CONAN: Yesterday, it was reported that the Gadhafi forces fired a scud missile. These will be remembered by many people from the first Gulf War. They are relics from the Soviet era, range about 500 miles, notoriously inaccurate but at least at the start of the war, he had a whole bunch of them.

JOFFE: He did indeed. And he's probably still has got them but he can't very well bring them out without NATO seeing that and then of course he'll be attacked. And the missile he did fire was aimed apparently as Marsa Brega, or that's what's believed to have been the case, and it missed it by 50 miles. So I don't think they represent a major strategic advantage that the regime holds.

The much more dangerous missile that they used is the Grad missile, which is a short surface-to-surface missile. And that indeed does a lot of damage. But even that is no longer proven effective because NATO's been spotting the trucks that carry it and eliminating them before thy can fire.

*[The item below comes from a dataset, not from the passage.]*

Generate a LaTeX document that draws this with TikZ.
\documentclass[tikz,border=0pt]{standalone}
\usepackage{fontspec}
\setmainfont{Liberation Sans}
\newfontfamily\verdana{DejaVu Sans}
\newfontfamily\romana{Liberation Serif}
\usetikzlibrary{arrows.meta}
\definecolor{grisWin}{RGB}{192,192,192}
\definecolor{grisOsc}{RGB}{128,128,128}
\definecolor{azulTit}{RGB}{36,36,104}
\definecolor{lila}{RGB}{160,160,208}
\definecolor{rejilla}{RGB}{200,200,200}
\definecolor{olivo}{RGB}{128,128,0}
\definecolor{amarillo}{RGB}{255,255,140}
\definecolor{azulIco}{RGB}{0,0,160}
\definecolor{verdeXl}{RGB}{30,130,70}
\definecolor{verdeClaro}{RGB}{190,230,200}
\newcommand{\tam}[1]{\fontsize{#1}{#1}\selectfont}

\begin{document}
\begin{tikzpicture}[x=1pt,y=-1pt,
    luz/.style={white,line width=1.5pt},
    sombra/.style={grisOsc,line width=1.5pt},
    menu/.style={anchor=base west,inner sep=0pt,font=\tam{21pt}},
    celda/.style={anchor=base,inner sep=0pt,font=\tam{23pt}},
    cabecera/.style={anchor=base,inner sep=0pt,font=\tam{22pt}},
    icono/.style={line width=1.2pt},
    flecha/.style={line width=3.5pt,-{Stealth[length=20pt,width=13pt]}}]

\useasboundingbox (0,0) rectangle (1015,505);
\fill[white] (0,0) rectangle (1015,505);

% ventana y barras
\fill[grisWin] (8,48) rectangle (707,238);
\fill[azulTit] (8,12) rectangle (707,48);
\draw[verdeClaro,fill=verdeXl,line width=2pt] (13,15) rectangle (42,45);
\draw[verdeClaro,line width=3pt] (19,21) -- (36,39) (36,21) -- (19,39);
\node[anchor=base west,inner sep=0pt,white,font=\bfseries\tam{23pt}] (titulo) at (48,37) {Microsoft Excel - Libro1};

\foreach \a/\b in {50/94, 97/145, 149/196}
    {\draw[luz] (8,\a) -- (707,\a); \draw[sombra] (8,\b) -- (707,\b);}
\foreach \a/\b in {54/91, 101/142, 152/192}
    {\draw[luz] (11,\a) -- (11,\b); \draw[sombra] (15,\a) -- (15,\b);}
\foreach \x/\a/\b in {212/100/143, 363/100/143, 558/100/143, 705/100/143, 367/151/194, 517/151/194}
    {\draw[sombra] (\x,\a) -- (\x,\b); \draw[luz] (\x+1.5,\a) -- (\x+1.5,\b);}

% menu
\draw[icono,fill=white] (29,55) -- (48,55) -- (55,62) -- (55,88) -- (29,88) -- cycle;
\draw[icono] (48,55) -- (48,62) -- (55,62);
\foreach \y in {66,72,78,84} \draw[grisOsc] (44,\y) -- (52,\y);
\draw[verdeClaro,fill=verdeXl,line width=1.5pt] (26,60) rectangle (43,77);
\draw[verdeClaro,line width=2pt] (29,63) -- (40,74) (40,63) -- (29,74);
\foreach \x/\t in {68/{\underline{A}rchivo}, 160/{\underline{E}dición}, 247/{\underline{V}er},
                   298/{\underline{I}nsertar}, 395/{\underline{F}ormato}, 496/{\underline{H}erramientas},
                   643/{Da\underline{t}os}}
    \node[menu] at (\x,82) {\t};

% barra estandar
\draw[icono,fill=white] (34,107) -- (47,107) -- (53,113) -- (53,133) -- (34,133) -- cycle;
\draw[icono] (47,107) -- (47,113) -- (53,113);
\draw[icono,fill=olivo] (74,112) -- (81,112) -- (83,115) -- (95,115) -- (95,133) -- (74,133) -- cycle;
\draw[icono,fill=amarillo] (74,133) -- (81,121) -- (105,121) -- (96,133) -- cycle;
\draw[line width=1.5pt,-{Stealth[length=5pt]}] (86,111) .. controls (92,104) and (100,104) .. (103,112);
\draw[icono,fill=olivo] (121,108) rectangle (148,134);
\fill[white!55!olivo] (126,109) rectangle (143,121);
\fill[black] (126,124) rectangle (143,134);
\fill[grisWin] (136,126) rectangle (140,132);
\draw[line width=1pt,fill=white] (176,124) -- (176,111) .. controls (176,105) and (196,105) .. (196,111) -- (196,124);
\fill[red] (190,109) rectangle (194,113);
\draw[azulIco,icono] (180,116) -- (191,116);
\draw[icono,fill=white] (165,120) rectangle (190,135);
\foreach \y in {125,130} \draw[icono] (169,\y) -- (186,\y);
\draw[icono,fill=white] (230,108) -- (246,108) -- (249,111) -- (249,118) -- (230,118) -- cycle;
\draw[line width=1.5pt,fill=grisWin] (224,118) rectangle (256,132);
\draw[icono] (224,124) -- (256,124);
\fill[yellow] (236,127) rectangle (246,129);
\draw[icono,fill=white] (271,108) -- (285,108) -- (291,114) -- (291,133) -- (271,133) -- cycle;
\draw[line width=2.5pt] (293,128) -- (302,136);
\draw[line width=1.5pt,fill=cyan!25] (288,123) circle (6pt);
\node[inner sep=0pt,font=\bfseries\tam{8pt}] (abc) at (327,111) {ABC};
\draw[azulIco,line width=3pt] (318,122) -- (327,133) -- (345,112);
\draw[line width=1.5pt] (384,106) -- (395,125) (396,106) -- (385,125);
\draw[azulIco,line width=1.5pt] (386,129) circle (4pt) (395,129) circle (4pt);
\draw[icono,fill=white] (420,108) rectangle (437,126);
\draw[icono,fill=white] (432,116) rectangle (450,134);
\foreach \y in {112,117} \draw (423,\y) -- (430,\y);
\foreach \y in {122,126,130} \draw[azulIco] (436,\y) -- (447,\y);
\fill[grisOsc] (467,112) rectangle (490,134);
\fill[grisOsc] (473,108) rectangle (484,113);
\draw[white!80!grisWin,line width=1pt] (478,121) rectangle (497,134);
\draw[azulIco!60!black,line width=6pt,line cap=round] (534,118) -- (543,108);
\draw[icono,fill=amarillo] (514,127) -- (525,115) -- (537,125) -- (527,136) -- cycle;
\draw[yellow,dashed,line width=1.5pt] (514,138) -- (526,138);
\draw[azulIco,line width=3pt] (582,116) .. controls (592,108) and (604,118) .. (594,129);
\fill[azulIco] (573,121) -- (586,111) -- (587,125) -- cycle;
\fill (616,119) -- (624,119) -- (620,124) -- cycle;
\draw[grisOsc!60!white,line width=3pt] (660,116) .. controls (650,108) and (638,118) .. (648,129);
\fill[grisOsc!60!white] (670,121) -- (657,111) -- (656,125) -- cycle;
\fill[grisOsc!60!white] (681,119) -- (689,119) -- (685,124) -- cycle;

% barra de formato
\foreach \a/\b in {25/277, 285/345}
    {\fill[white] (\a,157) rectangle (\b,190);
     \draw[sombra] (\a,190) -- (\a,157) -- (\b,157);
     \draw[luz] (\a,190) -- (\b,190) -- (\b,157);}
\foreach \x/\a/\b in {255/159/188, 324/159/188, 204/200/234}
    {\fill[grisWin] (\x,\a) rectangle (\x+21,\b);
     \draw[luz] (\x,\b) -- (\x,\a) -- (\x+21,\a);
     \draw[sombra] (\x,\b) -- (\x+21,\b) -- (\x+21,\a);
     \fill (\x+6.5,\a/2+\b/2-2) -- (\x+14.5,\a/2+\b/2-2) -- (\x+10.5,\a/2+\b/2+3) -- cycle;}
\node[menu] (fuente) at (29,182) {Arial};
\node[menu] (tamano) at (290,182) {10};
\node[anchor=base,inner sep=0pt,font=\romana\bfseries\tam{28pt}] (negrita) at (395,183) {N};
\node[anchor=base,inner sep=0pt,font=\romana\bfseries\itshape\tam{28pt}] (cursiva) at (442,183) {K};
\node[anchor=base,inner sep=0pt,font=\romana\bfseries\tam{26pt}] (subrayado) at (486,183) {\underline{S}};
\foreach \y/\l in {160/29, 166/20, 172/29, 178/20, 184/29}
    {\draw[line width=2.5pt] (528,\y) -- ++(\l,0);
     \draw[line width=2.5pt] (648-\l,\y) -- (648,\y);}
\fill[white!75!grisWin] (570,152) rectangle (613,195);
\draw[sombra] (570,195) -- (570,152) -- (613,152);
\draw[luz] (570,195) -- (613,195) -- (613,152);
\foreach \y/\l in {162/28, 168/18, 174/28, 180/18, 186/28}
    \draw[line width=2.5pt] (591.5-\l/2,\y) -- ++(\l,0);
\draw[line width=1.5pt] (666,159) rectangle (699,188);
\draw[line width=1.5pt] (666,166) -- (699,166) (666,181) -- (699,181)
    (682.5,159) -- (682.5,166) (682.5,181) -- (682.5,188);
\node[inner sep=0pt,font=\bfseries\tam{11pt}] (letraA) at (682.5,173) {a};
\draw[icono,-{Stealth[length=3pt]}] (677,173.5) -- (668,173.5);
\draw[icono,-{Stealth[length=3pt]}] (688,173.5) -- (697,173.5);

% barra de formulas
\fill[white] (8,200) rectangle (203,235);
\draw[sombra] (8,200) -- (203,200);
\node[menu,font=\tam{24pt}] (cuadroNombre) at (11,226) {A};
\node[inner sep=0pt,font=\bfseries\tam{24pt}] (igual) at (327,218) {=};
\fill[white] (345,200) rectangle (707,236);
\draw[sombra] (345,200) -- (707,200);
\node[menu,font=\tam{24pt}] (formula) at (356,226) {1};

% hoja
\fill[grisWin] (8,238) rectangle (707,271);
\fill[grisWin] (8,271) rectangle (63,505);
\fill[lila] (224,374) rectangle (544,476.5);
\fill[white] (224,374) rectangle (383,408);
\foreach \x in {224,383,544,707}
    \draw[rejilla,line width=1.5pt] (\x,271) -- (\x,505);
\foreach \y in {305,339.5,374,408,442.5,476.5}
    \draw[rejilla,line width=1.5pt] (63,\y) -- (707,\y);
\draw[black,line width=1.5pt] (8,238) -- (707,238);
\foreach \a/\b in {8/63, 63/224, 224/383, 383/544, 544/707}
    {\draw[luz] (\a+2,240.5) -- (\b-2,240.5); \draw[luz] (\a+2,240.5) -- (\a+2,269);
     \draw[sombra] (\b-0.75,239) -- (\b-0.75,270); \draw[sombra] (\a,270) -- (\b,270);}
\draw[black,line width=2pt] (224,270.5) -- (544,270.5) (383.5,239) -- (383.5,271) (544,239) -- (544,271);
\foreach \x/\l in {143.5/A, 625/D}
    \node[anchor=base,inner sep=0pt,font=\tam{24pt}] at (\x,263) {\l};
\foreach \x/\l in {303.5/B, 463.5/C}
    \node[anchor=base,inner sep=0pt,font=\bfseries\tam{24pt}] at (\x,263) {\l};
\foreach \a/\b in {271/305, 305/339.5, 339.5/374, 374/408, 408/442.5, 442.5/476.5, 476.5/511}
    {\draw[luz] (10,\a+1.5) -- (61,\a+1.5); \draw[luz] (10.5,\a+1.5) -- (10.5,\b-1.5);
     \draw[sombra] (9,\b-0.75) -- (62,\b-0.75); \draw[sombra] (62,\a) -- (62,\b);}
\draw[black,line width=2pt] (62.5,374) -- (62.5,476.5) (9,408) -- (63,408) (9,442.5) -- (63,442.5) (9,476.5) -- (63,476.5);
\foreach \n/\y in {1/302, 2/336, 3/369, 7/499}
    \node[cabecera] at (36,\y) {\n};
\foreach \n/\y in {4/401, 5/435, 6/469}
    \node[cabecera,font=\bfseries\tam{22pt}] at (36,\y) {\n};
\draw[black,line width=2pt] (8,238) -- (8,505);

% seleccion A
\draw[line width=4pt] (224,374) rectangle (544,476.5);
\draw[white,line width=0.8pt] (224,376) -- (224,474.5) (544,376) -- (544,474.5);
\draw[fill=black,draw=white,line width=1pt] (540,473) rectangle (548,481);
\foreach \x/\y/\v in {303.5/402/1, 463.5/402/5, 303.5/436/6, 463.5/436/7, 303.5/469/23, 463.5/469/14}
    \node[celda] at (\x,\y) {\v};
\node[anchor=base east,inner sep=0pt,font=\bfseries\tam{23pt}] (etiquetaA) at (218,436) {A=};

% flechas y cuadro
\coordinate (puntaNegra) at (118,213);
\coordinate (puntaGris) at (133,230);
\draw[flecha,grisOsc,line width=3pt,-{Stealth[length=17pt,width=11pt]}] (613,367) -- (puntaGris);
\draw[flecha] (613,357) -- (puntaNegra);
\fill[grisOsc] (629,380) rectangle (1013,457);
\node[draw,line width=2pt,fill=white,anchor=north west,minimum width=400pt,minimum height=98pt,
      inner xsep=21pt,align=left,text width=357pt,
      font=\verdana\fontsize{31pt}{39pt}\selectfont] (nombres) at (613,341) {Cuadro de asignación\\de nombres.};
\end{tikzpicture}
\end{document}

CONAN: NATO has to be encouraged, at least, that the military situation seems to be brightening. But is there - is this going to bolster the determination to see this through to the end?

JOFFE: Well, NATO has a problem too. And NATO's problem is that its authorization for action will soon come to an end. And that means there's a question of how it's going to be renewed, for how long and with what objectives. And NATO has a real problem beyond that. And it is simply that it can aid the winning of the war, but what it can't do is to guarantee the security of the population because no foreign occupation is allowed under United Nations resolutions.

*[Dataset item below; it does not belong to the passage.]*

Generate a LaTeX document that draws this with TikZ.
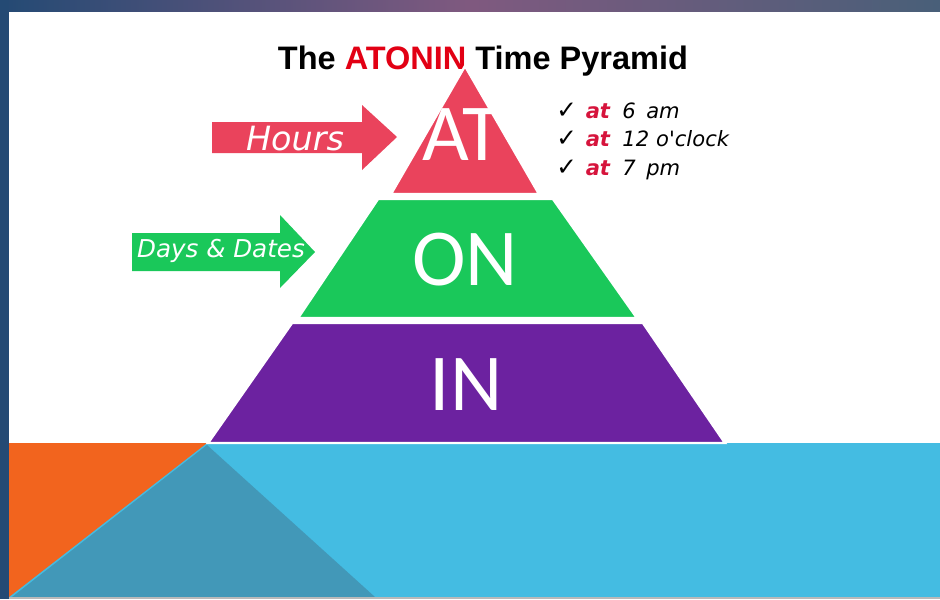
\documentclass[tikz,border=0pt]{standalone}
\usepackage{fontspec}
\usepackage{xcolor}
\usepackage{tikz}
\usetikzlibrary{positioning}
\setmainfont{Liberation Sans}
\newfontfamily\levelfont{Carlito}
\newfontfamily\handfont{DejaVu Sans}
\definecolor{PyrRed}{RGB}{234,67,92}
\definecolor{PyrGreen}{RGB}{26,200,90}
\definecolor{PyrPurple}{RGB}{108,34,160}
\definecolor{BandBlue}{RGB}{68,188,226}
\definecolor{BandTeal}{RGB}{66,152,184}
\definecolor{BandOrange}{RGB}{242,100,30}
\definecolor{EdgeNavy}{RGB}{36,74,116}
\definecolor{TitleRed}{RGB}{226,0,20}
\definecolor{AtRed}{RGB}{214,20,60}

\newcommand{\tickmark}{{\fontsize{14}{14}\selectfont\upshape ✓}}
\newcommand{\atword}{\textcolor{AtRed}{\bfseries at}}

\begin{document}
\begin{tikzpicture}[x=0.02cm, y=-0.02cm,
      seg/.style={draw=white, line width=1.4pt, line join=miter},
      lvl/.style={anchor=base, inner sep=0pt, text=white,
                  font=\levelfont\fontsize{46}{46}\selectfont},
      tag/.style={anchor=base, inner sep=0pt, text=white},
      tick/.style={anchor=base west, inner sep=0pt,
                   font=\handfont\itshape\fontsize{12}{14}\selectfont}
    ]
    \useasboundingbox (0,0) rectangle (940,599);
    \fill[white] (0,0) rectangle (940,599);

    % slide frame
    \shade[left color=EdgeNavy, right color=EdgeNavy!60!gray, middle color=violet!30!gray]
          (0,0) rectangle (940,11);
    \fill[EdgeNavy] (0,0) rectangle (9,599);
    \fill[BandBlue]   (9,443) rectangle (940,597);
    \fill[BandOrange] (9,443) -- (207,443) -- (9,597) -- cycle;
    \fill[BandTeal]   (207,445) -- (375,597) -- (12,597) -- cycle;
    \fill[gray!55]    (9,597) rectangle (940,599);

    \node[anchor=base, inner sep=0pt] (title) at (483,69)
          {\bfseries\fontsize{18.5}{20}\selectfont The \textcolor{TitleRed}{ATONIN} Time Pyramid};

    % pyramid
    \filldraw[seg, fill=PyrPurple] (208,443) -- (292,323) -- (643,323) -- (725,443) -- cycle;
    \filldraw[seg, fill=PyrGreen]  (298,318) -- (378,199) -- (553,199) -- (637,318) -- cycle;
    \filldraw[seg, fill=PyrRed]    (391,194) -- (465,66) -- (539,194) -- cycle;

    \node[lvl] (at) at (462,160) {AT};
    \node[lvl] (on) at (465,285) {ON};
    \node[lvl] (in) at (466,410) {IN};

    % block arrows
    \fill[PyrRed]   (212,122) -- (362,122) -- (362,105) -- (397,137)
                    -- (362,170) -- (362,153) -- (212,153) -- cycle;
    \fill[PyrGreen] (132,233) -- (280,233) -- (280,215) -- (315,252)
                    -- (280,288) -- (280,271) -- (132,271) -- cycle;

    \node[tag, font=\handfont\itshape\fontsize{19}{20}\selectfont] (hours) at (295,150) {Hours};
    \node[tag, font=\handfont\itshape\fontsize{14}{16}\selectfont] (days)  at (221,257) {Days \& Dates};

    % examples
    \node[tick] (ex1) at (556,118) {\tickmark\hspace{5pt}\atword\hspace{7pt}6\hspace{6pt}am};
    \node[tick] (ex2) at (556,146) {\tickmark\hspace{5pt}\atword\hspace{7pt}12\hspace{4pt}o'clock};
    \node[tick] (ex3) at (556,175) {\tickmark\hspace{5pt}\atword\hspace{7pt}7\hspace{6pt}pm};
  \end{tikzpicture}
\end{document}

No one's yet come up with a way of providing some kind of force that can guarantee security once the main fighting is over. And that's going to be absolutely essential, because without security and an impartial security force, the danger of further chaos and an outbreak of tribal fighting between tribal militias becomes ever greater.

CONAN: And in previous years, it would have been possible at least to turn to Tunisia or Egypt, the neighbors, and say, might you be able to help out here. Obviously, they're having problems of their own right now.

JOFFE: Well, there are indeed, of course, because Tunisia is where the current wave of revolutions began, and they're trying to solve some very difficult constitutional issues. And they almost certainly wouldn't want to intervene. Their army is too small, only 40,000 strong. And the Egyptians have got their own problems, and the Egyptians, really, wouldn't be acceptable either. Libyans haven't forgotten the war that was fought between Egypt and Libya in 1977. And the idea of the Egyptians moving in, I think, would fill many Libyans with a feeling of horror of what might then be an occupation that would be difficult to end.

The problem is to find alternatives has proved very difficult. One obvious one would be Turkey, but then again, there are historical reasons why that might not be acceptable. Another that's being mentioned is Indonesia, a Muslim nation that apparently is prepared to do that, but no one has yet showed any interest in actually asking Indonesia to intervene. And the African Union has demonstrated that it really couldn't hold the ring if it were asked to do so instead.

CONAN: George Joffe, thanks very much for your time. We appreciate it.

JOFFE: You're welcome.

CONAN: George Joffe, research fellow with the Centre of International Studies at Cambridge University with us today from the studios of member station KCPW in Salt Lake City. And you're listening to TALK OF THE NATION coming to you from NPR News.